BY JOHN GUBBA
When England Lionesses beat the Germans in extra time at Wembley to win Euro 2022 it was the perfect way for our Women to celebrate what will go down in history as the day football finally came home.
Not because it is 56 years since England’s Men won the World Cup against the Germans below the original twin towers. Women were still banned from playing at English Stadiums by the Football Association in 1966.
No. This victory was all about the Women and how our Lionesses have made the Beautiful Game their own despite an historical lack of support that goes back decades.
Women’s football was thriving at the turn of the 1920s after men’s football had been suspended during the First World War.
On Boxing Day 1920 a sell-out crowd of 53,000 packed Goodison Park for a club match that set a record attendance for a women’s match that would stand for 92 years, until Team GB beat Brazil at London 2012 in front of 70,594.
The following year the English FA banned all stadiums affiliated to their governing body from staging women’s matches, stating: “football is quite unsuitable for females and should not be encouraged.”
England was not alone. Other countries followed suit claiming that soccer damaged female bodies, making them masculine and unable to have children,
Much to the disgrace of the Football Association and the whole world of association football, it was a ban that remained in place for half a century.
When the English FA lifted its ban in 1971 following the first unofficial Women’s World Cup in Italy in 1970, there were still many restrictions and in germany, for example, women were only allowed to play if their games met absurd conditions . . . no studs, a lighter ball, games restricted to 70 minutes and only when the weather was warm.

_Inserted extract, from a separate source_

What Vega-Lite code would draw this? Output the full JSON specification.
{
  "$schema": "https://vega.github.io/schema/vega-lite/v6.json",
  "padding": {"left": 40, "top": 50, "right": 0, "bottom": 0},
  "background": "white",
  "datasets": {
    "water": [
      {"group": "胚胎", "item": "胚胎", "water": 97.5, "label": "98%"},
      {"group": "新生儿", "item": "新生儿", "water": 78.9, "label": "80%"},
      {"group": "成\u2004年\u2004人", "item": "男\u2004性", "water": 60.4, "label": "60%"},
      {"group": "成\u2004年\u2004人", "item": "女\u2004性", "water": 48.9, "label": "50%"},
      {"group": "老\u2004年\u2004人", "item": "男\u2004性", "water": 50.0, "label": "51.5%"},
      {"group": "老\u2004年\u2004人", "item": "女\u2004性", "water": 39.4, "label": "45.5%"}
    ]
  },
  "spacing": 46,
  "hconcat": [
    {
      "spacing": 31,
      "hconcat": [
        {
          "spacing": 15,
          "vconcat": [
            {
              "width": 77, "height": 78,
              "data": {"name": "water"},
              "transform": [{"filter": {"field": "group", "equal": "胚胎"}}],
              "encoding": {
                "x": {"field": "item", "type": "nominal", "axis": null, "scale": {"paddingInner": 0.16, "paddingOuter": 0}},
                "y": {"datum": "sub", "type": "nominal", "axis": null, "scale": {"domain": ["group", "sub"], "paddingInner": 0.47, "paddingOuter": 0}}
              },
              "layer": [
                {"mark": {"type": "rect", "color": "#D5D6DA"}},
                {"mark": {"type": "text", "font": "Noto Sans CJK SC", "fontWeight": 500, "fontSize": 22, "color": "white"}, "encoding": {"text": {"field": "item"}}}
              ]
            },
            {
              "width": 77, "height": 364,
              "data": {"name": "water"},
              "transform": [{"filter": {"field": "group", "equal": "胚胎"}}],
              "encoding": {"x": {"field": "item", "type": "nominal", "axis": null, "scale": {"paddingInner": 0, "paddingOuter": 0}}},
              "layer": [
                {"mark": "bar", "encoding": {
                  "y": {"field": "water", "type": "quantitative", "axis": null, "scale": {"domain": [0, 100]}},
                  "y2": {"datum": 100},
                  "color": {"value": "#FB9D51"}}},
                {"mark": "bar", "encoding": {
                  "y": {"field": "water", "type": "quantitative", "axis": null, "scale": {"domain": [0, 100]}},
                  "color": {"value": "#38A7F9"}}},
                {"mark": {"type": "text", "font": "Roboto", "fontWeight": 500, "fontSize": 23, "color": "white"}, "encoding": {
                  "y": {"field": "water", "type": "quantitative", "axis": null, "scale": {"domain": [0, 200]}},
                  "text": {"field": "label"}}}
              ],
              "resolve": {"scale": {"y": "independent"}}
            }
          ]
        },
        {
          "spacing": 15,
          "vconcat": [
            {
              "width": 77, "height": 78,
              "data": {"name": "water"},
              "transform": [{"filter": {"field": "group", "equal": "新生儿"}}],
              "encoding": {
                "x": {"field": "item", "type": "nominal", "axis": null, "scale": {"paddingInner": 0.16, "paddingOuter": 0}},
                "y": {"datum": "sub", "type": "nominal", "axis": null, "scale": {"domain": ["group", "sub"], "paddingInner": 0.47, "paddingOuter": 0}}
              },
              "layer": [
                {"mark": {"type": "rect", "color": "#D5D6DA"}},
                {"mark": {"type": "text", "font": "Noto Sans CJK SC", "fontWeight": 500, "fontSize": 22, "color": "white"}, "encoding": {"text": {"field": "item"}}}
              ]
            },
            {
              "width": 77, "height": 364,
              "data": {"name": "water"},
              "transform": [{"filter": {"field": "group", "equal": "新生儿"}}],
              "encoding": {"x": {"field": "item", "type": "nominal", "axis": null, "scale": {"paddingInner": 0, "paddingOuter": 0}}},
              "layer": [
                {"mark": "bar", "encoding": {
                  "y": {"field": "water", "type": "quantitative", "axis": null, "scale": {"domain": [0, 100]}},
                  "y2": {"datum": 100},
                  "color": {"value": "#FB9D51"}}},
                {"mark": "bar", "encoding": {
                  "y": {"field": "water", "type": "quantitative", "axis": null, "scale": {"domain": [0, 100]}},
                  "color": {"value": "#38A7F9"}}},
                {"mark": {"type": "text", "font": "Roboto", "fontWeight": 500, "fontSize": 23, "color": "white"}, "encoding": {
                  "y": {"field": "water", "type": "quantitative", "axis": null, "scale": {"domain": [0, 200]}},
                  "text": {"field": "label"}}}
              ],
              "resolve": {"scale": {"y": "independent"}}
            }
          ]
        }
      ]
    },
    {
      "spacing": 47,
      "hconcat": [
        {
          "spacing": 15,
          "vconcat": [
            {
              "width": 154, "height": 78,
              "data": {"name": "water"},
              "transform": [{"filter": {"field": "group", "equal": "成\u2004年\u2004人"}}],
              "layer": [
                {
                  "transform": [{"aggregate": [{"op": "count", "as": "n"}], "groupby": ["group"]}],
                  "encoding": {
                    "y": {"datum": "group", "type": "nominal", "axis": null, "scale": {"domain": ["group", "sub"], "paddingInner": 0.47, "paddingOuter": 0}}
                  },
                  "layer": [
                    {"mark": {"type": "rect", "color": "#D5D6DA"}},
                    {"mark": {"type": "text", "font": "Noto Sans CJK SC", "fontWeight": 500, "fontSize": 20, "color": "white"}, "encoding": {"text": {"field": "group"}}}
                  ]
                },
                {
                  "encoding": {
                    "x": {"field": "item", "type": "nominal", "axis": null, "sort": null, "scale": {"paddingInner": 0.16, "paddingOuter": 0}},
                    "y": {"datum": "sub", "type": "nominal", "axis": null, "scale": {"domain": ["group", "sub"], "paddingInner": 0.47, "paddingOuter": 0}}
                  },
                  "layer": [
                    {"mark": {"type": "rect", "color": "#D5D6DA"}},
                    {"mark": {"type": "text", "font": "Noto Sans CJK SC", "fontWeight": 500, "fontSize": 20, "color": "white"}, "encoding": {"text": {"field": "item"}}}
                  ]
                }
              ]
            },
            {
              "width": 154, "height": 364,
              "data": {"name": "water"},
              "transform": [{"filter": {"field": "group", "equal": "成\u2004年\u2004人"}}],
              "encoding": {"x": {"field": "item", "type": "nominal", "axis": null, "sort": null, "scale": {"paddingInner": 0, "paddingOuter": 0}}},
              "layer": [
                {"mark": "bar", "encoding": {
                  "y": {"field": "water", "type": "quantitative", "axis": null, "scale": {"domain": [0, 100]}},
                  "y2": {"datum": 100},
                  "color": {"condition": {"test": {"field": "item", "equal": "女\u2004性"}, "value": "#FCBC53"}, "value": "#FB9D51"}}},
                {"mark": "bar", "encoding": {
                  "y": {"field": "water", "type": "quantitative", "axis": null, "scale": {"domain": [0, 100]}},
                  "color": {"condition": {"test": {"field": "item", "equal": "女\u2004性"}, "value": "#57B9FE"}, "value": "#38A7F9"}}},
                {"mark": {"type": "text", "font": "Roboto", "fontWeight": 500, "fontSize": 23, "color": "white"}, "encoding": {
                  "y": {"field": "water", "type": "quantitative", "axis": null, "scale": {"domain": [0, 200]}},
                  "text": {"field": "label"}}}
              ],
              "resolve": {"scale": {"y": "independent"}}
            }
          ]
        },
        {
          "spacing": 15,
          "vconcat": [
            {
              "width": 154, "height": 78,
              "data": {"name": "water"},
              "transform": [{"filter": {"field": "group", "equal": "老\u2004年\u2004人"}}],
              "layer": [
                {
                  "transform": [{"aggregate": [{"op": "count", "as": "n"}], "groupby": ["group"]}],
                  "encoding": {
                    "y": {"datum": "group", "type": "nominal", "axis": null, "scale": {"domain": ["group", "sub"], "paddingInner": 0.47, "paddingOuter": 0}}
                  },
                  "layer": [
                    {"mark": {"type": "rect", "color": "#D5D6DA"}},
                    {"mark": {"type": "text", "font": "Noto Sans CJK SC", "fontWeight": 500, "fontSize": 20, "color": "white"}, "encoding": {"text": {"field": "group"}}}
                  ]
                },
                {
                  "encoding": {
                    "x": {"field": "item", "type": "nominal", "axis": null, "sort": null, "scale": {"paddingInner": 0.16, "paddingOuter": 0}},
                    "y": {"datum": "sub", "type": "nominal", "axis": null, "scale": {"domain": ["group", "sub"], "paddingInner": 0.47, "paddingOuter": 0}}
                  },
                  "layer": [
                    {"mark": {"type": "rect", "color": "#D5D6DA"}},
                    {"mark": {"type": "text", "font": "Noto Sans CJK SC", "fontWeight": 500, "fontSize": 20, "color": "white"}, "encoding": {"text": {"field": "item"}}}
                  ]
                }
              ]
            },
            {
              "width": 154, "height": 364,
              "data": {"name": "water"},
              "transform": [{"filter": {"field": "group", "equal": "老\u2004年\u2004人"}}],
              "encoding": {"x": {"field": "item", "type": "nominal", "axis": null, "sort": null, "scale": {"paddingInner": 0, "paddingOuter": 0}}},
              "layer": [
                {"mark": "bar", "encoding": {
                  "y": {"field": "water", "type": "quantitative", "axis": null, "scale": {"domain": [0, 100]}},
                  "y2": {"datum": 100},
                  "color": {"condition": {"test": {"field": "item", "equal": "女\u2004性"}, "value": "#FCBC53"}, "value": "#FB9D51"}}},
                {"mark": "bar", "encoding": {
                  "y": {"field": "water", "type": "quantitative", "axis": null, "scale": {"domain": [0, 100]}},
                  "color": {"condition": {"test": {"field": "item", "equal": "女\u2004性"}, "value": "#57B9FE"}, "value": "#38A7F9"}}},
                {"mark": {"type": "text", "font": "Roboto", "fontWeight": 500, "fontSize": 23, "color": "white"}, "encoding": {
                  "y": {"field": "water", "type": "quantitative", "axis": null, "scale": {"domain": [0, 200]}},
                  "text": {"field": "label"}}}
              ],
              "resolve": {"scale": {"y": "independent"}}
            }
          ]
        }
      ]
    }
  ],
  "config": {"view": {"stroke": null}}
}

It was not until 1991 that FIFA sanctioned the first official Women’s World Cup – won by the USA in China when they beat Norway 2-1 in the Final. The Americans have won four of the eight Women’s World Cups staged and will be the defending champions at next year’s tournament in Australia and New Zealand.

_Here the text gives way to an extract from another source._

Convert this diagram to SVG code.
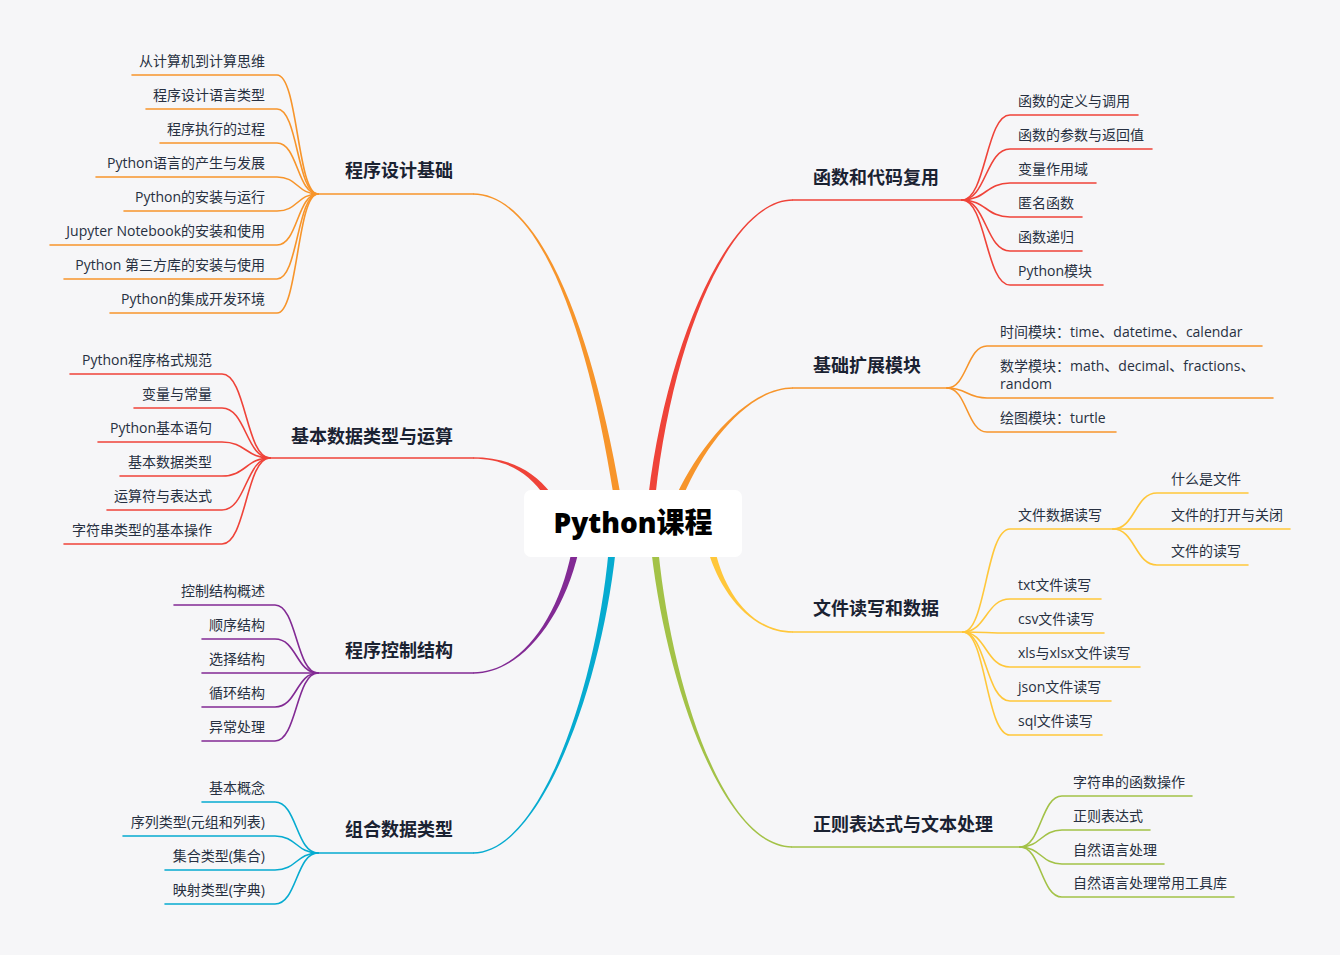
<svg xmlns="http://www.w3.org/2000/svg" width="1340" height="955" viewBox="0 0 1340 955">
<style>
.t{font-family:"Open Sans","Noto Sans CJK SC",sans-serif;font-size:14px;fill:#273041}
.h{font-family:"Open Sans","Noto Sans CJK SC",sans-serif;font-size:18px;font-weight:700;fill:#1a2232}
.e{text-anchor:end}
.l{fill:none;stroke-width:1.6;stroke-linecap:round}
.or{stroke:#F7952B}.rd{stroke:#EF4339}.pu{stroke:#822A94}.cy{stroke:#06ABD0}.gr{stroke:#A3C247}.ye{stroke:#FFC73A}
.for{fill:#F7952B}.frd{fill:#EF4339}.fpu{fill:#822A94}.fcy{fill:#06ABD0}.fgr{fill:#A3C247}.fye{fill:#FFC73A}
</style>
<rect x="0" y="0" width="1340" height="955" fill="#F6F6F8"/>
<g id="connectors">
<!-- main tapered branches -->
<path class="for" d="M 473,193.2 C 540,193.2 592.5,330 620.5,495 L 613.5,495 C 587.5,330 540,194.8 473,194.8 Z"/>
<path class="frd" d="M 793,199.2 C 730,199.2 667.5,340 648.5,495 L 655.5,495 C 672.5,340 730,200.8 793,200.8 Z"/>
<path class="for" d="M 793,387.2 C 750,387.2 702.5,440 676.5,495 L 683.5,495 C 707.5,440 750,388.8 793,388.8 Z"/>
<path class="frd" d="M 473,457.2 C 505,457.2 531.8,468.2 550.8,493 L 545.2,497 C 528.2,471.8 505,458.8 473,458.8 Z"/>
<path class="fpu" d="M 473,672.2 C 520,672.2 557.5,620 571.5,552 L 578.5,552 C 562.5,620 520,673.8 473,673.8 Z"/>
<path class="fcy" d="M 473,852.2 C 540,852.2 595.5,690 608.5,552 L 615.5,552 C 600.5,690 540,853.8 473,853.8 Z"/>
<path class="fgr" d="M 792,846.2 C 725,846.2 672.5,690 658.5,552 L 651.5,552 C 667.5,690 725,847.8 792,847.8 Z"/>
<path class="fye" d="M 793,631.2 C 750,631.2 724.5,590 715.5,552 L 708.5,552 C 719.5,590 750,632.8 793,632.8 Z"/>
<!-- main horizontal lines -->
<path class="l or" d="M 318,194 H 473"/>
<path class="l rd" d="M 270,458 H 473"/>
<path class="l pu" d="M 318,673 H 473"/>
<path class="l cy" d="M 318,853 H 473"/>
<path class="l rd" d="M 793,200 H 962"/>
<path class="l or" d="M 793,388 H 947"/>
<path class="l ye" d="M 793,632 H 963"/>
<path class="l gr" d="M 792,847 H 1020"/>
<!-- 程序设计基础 children -->
<path class="l or" d="M 132,75 H 277 C 298,75 297,194 318,194"/>
<path class="l or" d="M 146,109 H 277 C 298,109 297,194 318,194"/>
<path class="l or" d="M 160,143 H 277 C 298,143 297,194 318,194"/>
<path class="l or" d="M 96,177 H 277 C 298,177 297,194 318,194"/>
<path class="l or" d="M 124,211 H 277 C 298,211 297,194 318,194"/>
<path class="l or" d="M 50,245 H 277 C 298,245 297,194 318,194"/>
<path class="l or" d="M 64,279 H 277 C 298,279 297,194 318,194"/>
<path class="l or" d="M 110,313 H 277 C 298,313 297,194 318,194"/>
<!-- 基本数据类型与运算 children -->
<path class="l rd" d="M 70,374 H 222 C 246,374 246,458 270,458"/>
<path class="l rd" d="M 134,408 H 222 C 246,408 246,458 270,458"/>
<path class="l rd" d="M 98,442 H 222 C 246,442 246,458 270,458"/>
<path class="l rd" d="M 120,476 H 222 C 246,476 246,458 270,458"/>
<path class="l rd" d="M 107,510 H 222 C 246,510 246,458 270,458"/>
<path class="l rd" d="M 64,544 H 222 C 246,544 246,458 270,458"/>
<!-- 程序控制结构 children -->
<path class="l pu" d="M 174,605 H 275 C 297,605 296,673 318,673"/>
<path class="l pu" d="M 202,639 H 275 C 297,639 296,673 318,673"/>
<path class="l pu" d="M 202,673 H 318"/>
<path class="l pu" d="M 202,707 H 275 C 297,707 296,673 318,673"/>
<path class="l pu" d="M 202,741 H 275 C 297,741 296,673 318,673"/>
<!-- 组合数据类型 children -->
<path class="l cy" d="M 202,802 H 275 C 297,802 296,853 318,853"/>
<path class="l cy" d="M 123,836 H 275 C 297,836 296,853 318,853"/>
<path class="l cy" d="M 165,870 H 275 C 297,870 296,853 318,853"/>
<path class="l cy" d="M 165,904 H 275 C 297,904 296,853 318,853"/>
<!-- 函数和代码复用 children -->
<path class="l rd" d="M 962,200 C 986,200 986,115 1010,115 H 1138"/>
<path class="l rd" d="M 962,200 C 986,200 986,149 1010,149 H 1152"/>
<path class="l rd" d="M 962,200 C 986,200 986,183 1010,183 H 1096"/>
<path class="l rd" d="M 962,200 C 986,200 986,217 1010,217 H 1082"/>
<path class="l rd" d="M 962,200 C 986,200 986,251 1010,251 H 1082"/>
<path class="l rd" d="M 962,200 C 986,200 986,285 1010,285 H 1103"/>
<!-- 基础扩展模块 children -->
<path class="l or" d="M 947,388 C 967,388 967,346 987,346 H 1262"/>
<path class="l or" d="M 947,388 C 967,388 967,398 987,398 H 1273"/>
<path class="l or" d="M 947,388 C 967,388 967,432 987,432 H 1116"/>
<!-- 文件读写和数据 children -->
<path class="l ye" d="M 963,632 C 986,632 986,529 1010,529 H 1113"/>
<path class="l ye" d="M 963,632 C 986,632 986,599 1010,599 H 1101"/>
<path class="l ye" d="M 963,632 C 986,632 986,633 1010,633 H 1104"/>
<path class="l ye" d="M 963,632 C 986,632 986,667 1010,667 H 1140"/>
<path class="l ye" d="M 963,632 C 986,632 986,701 1010,701 H 1111"/>
<path class="l ye" d="M 963,632 C 986,632 986,735 1010,735 H 1102"/>
<path class="l ye" d="M 1113,529 C 1135,529 1135,493 1157,493 H 1248"/>
<path class="l ye" d="M 1113,529 H 1290"/>
<path class="l ye" d="M 1113,529 C 1135,529 1135,565 1157,565 H 1248"/>
<!-- 正则表达式与文本处理 children -->
<path class="l gr" d="M 1020,847 C 1041,847 1041,796 1062,796 H 1192"/>
<path class="l gr" d="M 1020,847 C 1041,847 1041,830 1062,830 H 1150"/>
<path class="l gr" d="M 1020,847 C 1041,847 1041,864 1062,864 H 1164"/>
<path class="l gr" d="M 1020,847 C 1041,847 1041,897 1062,897 H 1234"/>
</g>
<g id="root">
<rect x="524" y="490" width="218" height="67" rx="7" fill="#FFFFFF"/>
<text x="633" y="533" text-anchor="middle" style="font-family:'Open Sans','Noto Sans CJK SC',sans-serif;font-size:28px;font-weight:800;fill:#000">Python课程</text>
</g>
<g id="n-chengxusheji">
<text class="h e" x="453" y="177">程序设计基础</text>
<text class="t e" x="265" y="66">从计算机到计算思维</text>
<text class="t e" x="265" y="100">程序设计语言类型</text>
<text class="t e" x="265" y="134">程序执行的过程</text>
<text class="t e" x="265" y="168">Python语言的产生与发展</text>
<text class="t e" x="265" y="202">Python的安装与运行</text>
<text class="t e" x="265" y="236">Jupyter Notebook的安装和使用</text>
<text class="t e" x="265" y="270">Python 第三方库的安装与使用</text>
<text class="t e" x="265" y="304">Python的集成开发环境</text>
</g>
<g id="n-jibenshuju">
<text class="h e" x="453" y="443">基本数据类型与运算</text>
<text class="t e" x="212" y="365">Python程序格式规范</text>
<text class="t e" x="212" y="399">变量与常量</text>
<text class="t e" x="212" y="433">Python基本语句</text>
<text class="t e" x="212" y="467">基本数据类型</text>
<text class="t e" x="212" y="501">运算符与表达式</text>
<text class="t e" x="212" y="535">字符串类型的基本操作</text>
</g>
<g id="n-kongzhi">
<text class="h e" x="453" y="657">程序控制结构</text>
<text class="t e" x="265" y="596">控制结构概述</text>
<text class="t e" x="265" y="630">顺序结构</text>
<text class="t e" x="265" y="664">选择结构</text>
<text class="t e" x="265" y="698">循环结构</text>
<text class="t e" x="265" y="732">异常处理</text>
</g>
<g id="n-zuhe">
<text class="h e" x="453" y="836">组合数据类型</text>
<text class="t e" x="265" y="793">基本概念</text>
<text class="t e" x="265" y="827">序列类型(元组和列表)</text>
<text class="t e" x="265" y="861">集合类型(集合)</text>
<text class="t e" x="265" y="895">映射类型(字典)</text>
</g>
<g id="n-hanshu">
<text class="h" x="813" y="184">函数和代码复用</text>
<text class="t" x="1018" y="106">函数的定义与调用</text>
<text class="t" x="1018" y="140">函数的参数与返回值</text>
<text class="t" x="1018" y="174">变量作用域</text>
<text class="t" x="1018" y="208">匿名函数</text>
<text class="t" x="1018" y="242">函数递归</text>
<text class="t" x="1018" y="276">Python模块</text>
</g>
<g id="n-kuozhan">
<text class="h" x="813" y="372">基础扩展模块</text>
<text class="t" x="1000" y="337">时间模块：time、datetime、calendar</text>
<text class="t" x="1000" y="371">数学模块：math、decimal、fractions、</text>
<text class="t" x="1000" y="389">random</text>
<text class="t" x="1000" y="423">绘图模块：turtle</text>
</g>
<g id="n-wenjian">
<text class="h" x="813" y="615">文件读写和数据</text>
<text class="t" x="1018" y="520">文件数据读写</text>
<text class="t" x="1018" y="590">txt文件读写</text>
<text class="t" x="1018" y="624">csv文件读写</text>
<text class="t" x="1018" y="658">xls与xlsx文件读写</text>
<text class="t" x="1018" y="692">json文件读写</text>
<text class="t" x="1018" y="726">sql文件读写</text>
<text class="t" x="1171" y="484">什么是文件</text>
<text class="t" x="1171" y="520">文件的打开与关闭</text>
<text class="t" x="1171" y="556">文件的读写</text>
</g>
<g id="n-zhengze">
<text class="h" x="813" y="831">正则表达式与文本处理</text>
<text class="t" x="1073" y="787">字符串的函数操作</text>
<text class="t" x="1073" y="821">正则表达式</text>
<text class="t" x="1073" y="855">自然语言处理</text>
<text class="t" x="1073" y="888">自然语言处理常用工具库</text>
</g>
</svg>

Women’s soccer was finally allowed at the Olympics in 1996. But it is worth remembering that the world was still not universally in favour of females playing football when the film Bend It Like Beckham became the highest grossing football film in 2002.
Fast forward twenty years to England’s historic European Championship triumph over the Germans. And it is impossible to over estimate what a seismic breakthrough this is for the women’s game at the traditional home of football.
When Chloe Kelly whipped off her top and raced away to celebrate her extra time winner it was an iconic moment in the history of women’s sport.
Kelly’s 111th minute strike was her first ever international goal and it came in front of a record breaking crowd of 87,192.
This was the ultimate victory for the Lionesses against an all-conquering German team never before beaten in the Final of the European Championships and eight time winners.
Watched by a captivated global TV audience this was a wonderful advert for women’s football between the two best teams in the tournament.
When Manchester United’s attacking midfielder Ella Toone opened the scoring with an exquisite goal of outstanding beauty – racing clear to lob the ball over the advancing German keeper – it was a magical moment that will have inspired millions of girls around the world who can now dream of future glories.
In typical fashion the Germans forced the match into extra time when Lina Magull equalised after earlier hitting the crossbar.
But once again England manager Sarina Wiegman’s substitutions proved decisive. And just like fellow sub Toone had found the scoresheet, Kelly became the extra time hero when she forced home the winner in the second period of extra time.
The celebrations that followed at full time will long live in the memory of every man, woman and child who rejoiced at the victory party inside a delirious Wembley Stadium.
And to crown a majestic triumph Her Majesty The Queen added her seal of approval by proclaiming: “Your success goes far beyond the trophy you have so deservedly earned.”